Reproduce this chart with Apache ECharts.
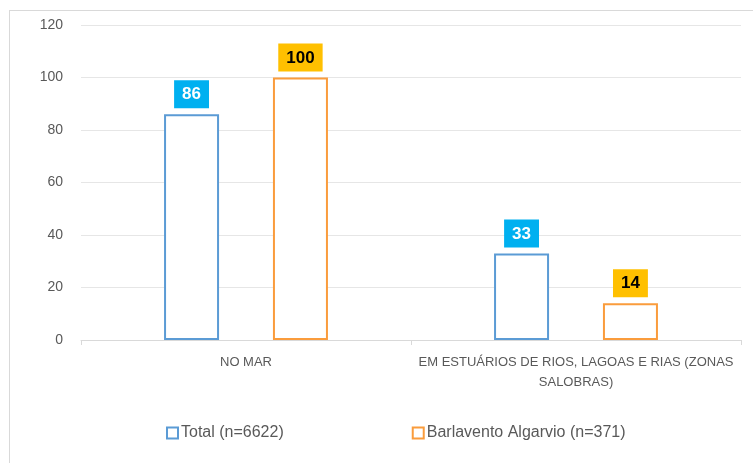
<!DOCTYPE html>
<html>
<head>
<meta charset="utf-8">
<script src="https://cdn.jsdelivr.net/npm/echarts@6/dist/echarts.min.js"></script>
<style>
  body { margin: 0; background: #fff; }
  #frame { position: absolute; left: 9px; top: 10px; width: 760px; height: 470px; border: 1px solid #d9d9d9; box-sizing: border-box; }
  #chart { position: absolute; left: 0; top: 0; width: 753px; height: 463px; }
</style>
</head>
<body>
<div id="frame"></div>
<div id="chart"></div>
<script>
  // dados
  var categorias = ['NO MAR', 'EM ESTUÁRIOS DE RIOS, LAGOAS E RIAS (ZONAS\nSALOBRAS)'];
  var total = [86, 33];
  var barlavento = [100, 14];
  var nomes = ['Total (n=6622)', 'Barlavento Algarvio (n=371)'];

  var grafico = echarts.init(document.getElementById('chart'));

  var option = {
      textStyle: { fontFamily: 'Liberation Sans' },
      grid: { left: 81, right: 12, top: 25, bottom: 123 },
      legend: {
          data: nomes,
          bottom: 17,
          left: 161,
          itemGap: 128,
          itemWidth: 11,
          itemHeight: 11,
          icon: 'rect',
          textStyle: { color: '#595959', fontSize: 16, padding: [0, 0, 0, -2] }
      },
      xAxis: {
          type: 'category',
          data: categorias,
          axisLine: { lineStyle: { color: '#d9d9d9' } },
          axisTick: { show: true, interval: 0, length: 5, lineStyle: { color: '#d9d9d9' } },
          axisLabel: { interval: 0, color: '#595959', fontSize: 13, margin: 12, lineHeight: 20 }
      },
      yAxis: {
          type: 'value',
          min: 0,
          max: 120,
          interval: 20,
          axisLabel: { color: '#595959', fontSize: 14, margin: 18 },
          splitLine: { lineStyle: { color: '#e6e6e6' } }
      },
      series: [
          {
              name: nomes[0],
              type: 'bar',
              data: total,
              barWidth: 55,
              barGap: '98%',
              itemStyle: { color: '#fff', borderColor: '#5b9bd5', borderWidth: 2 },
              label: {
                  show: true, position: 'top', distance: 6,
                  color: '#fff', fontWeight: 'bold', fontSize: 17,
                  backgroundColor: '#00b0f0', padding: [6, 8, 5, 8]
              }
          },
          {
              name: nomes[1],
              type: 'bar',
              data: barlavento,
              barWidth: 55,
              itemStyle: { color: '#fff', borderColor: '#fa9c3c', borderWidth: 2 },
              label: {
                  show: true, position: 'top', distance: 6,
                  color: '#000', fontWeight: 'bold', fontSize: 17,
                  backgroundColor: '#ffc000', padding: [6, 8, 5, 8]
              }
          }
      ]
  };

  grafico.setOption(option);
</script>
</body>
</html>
------
Aim:
Without the pictures, return the listing above from its first line through the line that has "var grafico = echarts.init(document.getElementById('chart'));".

Full answer:
Reproduce this chart with Apache ECharts.
<!DOCTYPE html>
<html>
<head>
<meta charset="utf-8">
<script src="https://cdn.jsdelivr.net/npm/echarts@6/dist/echarts.min.js"></script>
<style>
  body { margin: 0; background: #fff; }
  #frame { position: absolute; left: 9px; top: 10px; width: 760px; height: 470px; border: 1px solid #d9d9d9; box-sizing: border-box; }
  #chart { position: absolute; left: 0; top: 0; width: 753px; height: 463px; }
</style>
</head>
<body>
<div id="frame"></div>
<div id="chart"></div>
<script>
  // dados
  var categorias = ['NO MAR', 'EM ESTUÁRIOS DE RIOS, LAGOAS E RIAS (ZONAS\nSALOBRAS)'];
  var total = [86, 33];
  var barlavento = [100, 14];
  var nomes = ['Total (n=6622)', 'Barlavento Algarvio (n=371)'];

  var grafico = echarts.init(document.getElementById('chart'));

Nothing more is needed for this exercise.